- EXERCISE BRIEF -
Everything from the first line of the data below through the line that contains "L163,232 L173,286 L163,340" should be written out exactly, please, and nothing more; the pictures stay out.
---- AVAILABLE DATA
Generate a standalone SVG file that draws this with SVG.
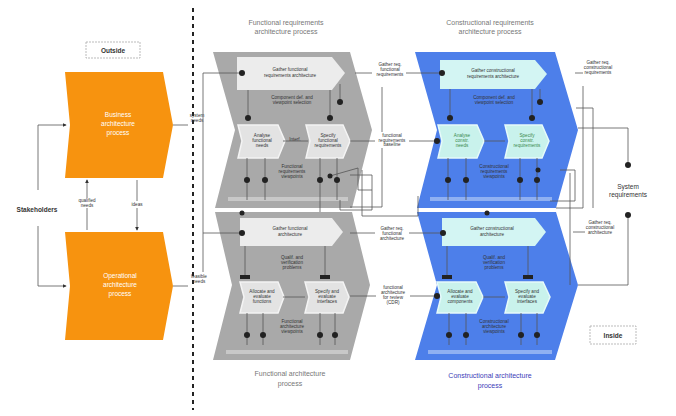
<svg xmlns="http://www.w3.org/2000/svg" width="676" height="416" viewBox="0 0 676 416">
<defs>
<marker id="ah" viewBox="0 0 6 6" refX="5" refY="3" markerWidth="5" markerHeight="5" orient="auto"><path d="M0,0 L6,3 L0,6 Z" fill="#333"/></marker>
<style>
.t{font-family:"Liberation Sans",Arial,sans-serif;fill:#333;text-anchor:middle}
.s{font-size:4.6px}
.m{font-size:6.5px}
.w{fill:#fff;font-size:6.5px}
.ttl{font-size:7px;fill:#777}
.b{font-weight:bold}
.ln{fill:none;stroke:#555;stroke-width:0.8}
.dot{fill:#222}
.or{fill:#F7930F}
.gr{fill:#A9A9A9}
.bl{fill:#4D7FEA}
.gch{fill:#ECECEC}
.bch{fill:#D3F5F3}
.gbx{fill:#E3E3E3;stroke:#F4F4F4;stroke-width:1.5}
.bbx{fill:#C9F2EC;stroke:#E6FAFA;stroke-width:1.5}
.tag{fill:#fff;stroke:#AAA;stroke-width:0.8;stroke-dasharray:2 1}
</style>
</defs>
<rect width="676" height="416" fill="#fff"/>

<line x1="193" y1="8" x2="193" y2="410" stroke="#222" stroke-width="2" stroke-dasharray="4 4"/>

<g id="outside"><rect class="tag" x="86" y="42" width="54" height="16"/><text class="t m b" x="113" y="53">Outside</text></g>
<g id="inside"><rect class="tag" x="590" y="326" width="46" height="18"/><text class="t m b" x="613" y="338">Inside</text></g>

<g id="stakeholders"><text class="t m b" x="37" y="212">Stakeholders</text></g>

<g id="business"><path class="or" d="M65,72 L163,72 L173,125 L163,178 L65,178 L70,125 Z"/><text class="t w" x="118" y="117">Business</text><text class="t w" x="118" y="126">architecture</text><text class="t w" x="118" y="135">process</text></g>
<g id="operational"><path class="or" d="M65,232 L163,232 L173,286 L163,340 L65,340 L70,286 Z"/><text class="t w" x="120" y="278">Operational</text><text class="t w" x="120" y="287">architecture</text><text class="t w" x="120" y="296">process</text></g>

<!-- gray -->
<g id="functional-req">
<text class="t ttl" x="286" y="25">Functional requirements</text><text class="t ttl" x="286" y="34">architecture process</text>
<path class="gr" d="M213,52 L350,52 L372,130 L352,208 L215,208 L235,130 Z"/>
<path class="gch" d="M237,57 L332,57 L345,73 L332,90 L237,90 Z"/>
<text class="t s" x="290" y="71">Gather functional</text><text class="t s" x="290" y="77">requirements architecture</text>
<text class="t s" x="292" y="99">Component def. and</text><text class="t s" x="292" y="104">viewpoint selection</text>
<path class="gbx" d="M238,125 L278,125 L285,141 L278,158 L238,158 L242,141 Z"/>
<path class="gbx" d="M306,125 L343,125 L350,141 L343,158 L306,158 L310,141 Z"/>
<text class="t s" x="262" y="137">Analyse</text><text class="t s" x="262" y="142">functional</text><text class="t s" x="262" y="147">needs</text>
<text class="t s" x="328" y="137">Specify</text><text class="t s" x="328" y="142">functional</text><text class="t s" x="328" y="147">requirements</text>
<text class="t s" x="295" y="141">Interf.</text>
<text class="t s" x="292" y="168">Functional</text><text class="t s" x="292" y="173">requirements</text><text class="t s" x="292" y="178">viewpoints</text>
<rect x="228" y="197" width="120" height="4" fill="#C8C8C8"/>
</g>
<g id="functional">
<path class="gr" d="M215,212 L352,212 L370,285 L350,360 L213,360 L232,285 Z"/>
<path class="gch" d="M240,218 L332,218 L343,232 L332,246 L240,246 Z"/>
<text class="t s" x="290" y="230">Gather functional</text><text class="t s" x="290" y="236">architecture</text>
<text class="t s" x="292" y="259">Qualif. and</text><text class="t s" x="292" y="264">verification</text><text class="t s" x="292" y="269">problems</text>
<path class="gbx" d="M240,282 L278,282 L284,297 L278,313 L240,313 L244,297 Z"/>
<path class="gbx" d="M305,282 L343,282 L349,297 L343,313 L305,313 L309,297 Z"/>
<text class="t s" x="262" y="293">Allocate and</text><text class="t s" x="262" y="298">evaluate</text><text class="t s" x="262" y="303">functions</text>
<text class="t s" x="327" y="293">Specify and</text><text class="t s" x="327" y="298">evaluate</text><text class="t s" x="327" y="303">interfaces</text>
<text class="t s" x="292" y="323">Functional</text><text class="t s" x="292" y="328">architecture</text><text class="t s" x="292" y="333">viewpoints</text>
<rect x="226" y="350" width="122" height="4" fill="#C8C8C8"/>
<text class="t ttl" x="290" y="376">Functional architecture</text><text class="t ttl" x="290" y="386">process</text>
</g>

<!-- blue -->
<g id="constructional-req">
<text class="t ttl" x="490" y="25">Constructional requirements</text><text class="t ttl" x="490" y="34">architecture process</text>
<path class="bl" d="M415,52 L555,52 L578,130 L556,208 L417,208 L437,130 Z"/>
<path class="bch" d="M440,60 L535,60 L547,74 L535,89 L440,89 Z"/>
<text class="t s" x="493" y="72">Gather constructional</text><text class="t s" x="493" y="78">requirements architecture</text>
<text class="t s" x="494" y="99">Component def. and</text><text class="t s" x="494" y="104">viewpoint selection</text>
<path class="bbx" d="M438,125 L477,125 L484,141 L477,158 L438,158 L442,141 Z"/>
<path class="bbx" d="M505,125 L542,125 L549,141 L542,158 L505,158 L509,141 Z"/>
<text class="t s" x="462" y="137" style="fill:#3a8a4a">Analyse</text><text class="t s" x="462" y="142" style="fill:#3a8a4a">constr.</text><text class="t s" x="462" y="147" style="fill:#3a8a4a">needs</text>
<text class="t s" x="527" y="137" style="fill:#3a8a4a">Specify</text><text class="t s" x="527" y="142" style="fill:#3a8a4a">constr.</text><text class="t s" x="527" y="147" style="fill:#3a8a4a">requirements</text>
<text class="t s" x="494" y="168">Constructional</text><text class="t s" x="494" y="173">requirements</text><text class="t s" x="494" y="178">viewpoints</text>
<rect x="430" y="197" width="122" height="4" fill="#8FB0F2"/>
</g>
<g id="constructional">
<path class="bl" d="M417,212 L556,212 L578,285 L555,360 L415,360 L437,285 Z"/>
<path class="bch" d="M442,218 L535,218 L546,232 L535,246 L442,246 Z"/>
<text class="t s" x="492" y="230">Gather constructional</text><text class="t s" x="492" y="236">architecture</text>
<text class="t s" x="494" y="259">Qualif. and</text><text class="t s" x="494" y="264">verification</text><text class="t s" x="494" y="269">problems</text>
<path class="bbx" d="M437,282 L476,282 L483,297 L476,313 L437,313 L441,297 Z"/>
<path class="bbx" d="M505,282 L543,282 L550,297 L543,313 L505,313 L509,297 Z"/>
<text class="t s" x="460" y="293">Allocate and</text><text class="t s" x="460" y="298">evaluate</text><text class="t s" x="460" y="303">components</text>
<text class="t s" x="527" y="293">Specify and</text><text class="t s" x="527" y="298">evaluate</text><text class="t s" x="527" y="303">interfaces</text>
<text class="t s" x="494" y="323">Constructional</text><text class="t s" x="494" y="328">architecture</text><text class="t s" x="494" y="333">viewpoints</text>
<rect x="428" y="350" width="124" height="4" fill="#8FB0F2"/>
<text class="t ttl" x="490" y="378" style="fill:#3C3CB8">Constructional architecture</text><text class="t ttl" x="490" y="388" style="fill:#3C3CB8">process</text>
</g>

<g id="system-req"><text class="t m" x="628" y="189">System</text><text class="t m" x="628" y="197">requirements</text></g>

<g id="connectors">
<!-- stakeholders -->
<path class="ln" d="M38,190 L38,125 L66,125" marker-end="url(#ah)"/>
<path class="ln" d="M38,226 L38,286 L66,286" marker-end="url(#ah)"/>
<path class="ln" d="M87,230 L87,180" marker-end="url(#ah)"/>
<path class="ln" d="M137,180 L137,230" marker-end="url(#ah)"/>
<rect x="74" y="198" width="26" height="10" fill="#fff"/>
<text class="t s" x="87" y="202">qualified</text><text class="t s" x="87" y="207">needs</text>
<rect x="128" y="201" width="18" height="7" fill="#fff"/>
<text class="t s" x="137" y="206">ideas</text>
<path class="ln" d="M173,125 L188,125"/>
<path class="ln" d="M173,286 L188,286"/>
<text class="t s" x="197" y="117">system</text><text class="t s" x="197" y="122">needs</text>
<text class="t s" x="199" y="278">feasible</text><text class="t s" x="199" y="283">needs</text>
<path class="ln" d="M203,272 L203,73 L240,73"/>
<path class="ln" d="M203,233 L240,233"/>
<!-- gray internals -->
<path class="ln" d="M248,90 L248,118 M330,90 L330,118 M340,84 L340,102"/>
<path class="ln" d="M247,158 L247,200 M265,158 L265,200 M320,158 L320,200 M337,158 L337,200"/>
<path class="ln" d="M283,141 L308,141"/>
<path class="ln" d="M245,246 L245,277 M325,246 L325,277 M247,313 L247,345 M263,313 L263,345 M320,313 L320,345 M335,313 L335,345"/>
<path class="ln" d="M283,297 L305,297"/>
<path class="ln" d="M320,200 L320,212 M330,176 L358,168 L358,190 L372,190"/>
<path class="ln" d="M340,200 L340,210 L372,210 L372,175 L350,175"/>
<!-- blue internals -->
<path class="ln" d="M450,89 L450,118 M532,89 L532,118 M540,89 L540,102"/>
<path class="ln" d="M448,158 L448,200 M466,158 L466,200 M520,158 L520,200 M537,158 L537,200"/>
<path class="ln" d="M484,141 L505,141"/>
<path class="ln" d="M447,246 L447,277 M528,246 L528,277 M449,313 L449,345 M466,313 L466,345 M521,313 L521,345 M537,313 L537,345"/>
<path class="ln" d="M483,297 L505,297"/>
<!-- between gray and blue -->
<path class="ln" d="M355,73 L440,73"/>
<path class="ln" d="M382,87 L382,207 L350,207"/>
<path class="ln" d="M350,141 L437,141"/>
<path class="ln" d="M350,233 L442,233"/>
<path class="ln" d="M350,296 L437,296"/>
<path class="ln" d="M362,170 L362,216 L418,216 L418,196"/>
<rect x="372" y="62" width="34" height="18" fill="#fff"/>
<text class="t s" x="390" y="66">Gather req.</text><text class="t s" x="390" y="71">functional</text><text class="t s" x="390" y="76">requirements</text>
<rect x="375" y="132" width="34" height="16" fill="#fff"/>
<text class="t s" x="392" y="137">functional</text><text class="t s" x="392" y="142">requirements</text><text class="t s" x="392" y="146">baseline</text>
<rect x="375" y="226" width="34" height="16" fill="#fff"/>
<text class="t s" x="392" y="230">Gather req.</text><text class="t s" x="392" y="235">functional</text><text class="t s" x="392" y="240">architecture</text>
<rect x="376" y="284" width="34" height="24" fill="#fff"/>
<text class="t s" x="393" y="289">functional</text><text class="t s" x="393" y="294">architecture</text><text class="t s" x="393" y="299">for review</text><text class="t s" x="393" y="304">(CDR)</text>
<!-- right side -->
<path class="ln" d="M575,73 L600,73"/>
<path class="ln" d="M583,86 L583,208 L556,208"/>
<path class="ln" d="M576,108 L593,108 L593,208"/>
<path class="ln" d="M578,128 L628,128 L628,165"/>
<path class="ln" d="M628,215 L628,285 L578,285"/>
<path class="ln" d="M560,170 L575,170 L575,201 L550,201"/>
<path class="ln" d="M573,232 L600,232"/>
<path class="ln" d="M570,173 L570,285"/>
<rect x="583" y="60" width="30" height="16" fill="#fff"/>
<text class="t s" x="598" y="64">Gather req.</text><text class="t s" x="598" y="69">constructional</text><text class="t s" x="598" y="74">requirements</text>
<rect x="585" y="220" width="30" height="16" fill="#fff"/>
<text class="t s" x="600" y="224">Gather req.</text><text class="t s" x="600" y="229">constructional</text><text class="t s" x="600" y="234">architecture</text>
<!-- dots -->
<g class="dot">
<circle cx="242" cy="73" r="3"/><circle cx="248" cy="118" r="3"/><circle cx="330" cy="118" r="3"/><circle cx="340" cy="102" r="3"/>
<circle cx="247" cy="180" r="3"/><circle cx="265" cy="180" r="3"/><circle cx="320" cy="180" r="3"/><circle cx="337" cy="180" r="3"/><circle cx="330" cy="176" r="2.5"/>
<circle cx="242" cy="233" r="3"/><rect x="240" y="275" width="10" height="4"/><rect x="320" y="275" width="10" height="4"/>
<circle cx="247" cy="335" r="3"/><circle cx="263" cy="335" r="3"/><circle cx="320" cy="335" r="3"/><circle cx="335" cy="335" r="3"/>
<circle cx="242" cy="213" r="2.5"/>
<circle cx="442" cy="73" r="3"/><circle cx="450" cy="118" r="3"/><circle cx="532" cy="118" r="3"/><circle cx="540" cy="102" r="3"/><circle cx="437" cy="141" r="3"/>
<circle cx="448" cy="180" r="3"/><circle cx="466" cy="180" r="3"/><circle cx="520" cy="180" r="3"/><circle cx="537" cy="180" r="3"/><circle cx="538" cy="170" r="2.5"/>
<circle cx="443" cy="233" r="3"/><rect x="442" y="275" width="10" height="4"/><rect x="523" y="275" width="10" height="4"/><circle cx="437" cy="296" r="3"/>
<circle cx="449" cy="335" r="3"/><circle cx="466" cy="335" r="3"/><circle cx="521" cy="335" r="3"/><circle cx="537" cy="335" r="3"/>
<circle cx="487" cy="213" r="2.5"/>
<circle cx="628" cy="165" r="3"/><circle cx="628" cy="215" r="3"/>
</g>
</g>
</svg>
--------
- REPLY TO THE EXERCISE -
Generate a standalone SVG file that draws this with SVG.
<svg xmlns="http://www.w3.org/2000/svg" width="676" height="416" viewBox="0 0 676 416">
<defs>
<marker id="ah" viewBox="0 0 6 6" refX="5" refY="3" markerWidth="5" markerHeight="5" orient="auto"><path d="M0,0 L6,3 L0,6 Z" fill="#333"/></marker>
<style>
.t{font-family:"Liberation Sans",Arial,sans-serif;fill:#333;text-anchor:middle}
.s{font-size:4.6px}
.m{font-size:6.5px}
.w{fill:#fff;font-size:6.5px}
.ttl{font-size:7px;fill:#777}
.b{font-weight:bold}
.ln{fill:none;stroke:#555;stroke-width:0.8}
.dot{fill:#222}
.or{fill:#F7930F}
.gr{fill:#A9A9A9}
.bl{fill:#4D7FEA}
.gch{fill:#ECECEC}
.bch{fill:#D3F5F3}
.gbx{fill:#E3E3E3;stroke:#F4F4F4;stroke-width:1.5}
.bbx{fill:#C9F2EC;stroke:#E6FAFA;stroke-width:1.5}
.tag{fill:#fff;stroke:#AAA;stroke-width:0.8;stroke-dasharray:2 1}
</style>
</defs>
<rect width="676" height="416" fill="#fff"/>

<line x1="193" y1="8" x2="193" y2="410" stroke="#222" stroke-width="2" stroke-dasharray="4 4"/>

<g id="outside"><rect class="tag" x="86" y="42" width="54" height="16"/><text class="t m b" x="113" y="53">Outside</text></g>
<g id="inside"><rect class="tag" x="590" y="326" width="46" height="18"/><text class="t m b" x="613" y="338">Inside</text></g>

<g id="stakeholders"><text class="t m b" x="37" y="212">Stakeholders</text></g>

<g id="business"><path class="or" d="M65,72 L163,72 L173,125 L163,178 L65,178 L70,125 Z"/><text class="t w" x="118" y="117">Business</text><text class="t w" x="118" y="126">architecture</text><text class="t w" x="118" y="135">process</text></g>
<g id="operational"><path class="or" d="M65,232 L163,232 L173,286 L163,340 L65,340 L70,286 Z"/><text class="t w" x="120" y="278">Operational</text><text class="t w" x="120" y="287">architecture</text><text class="t w" x="120" y="296">process</text></g>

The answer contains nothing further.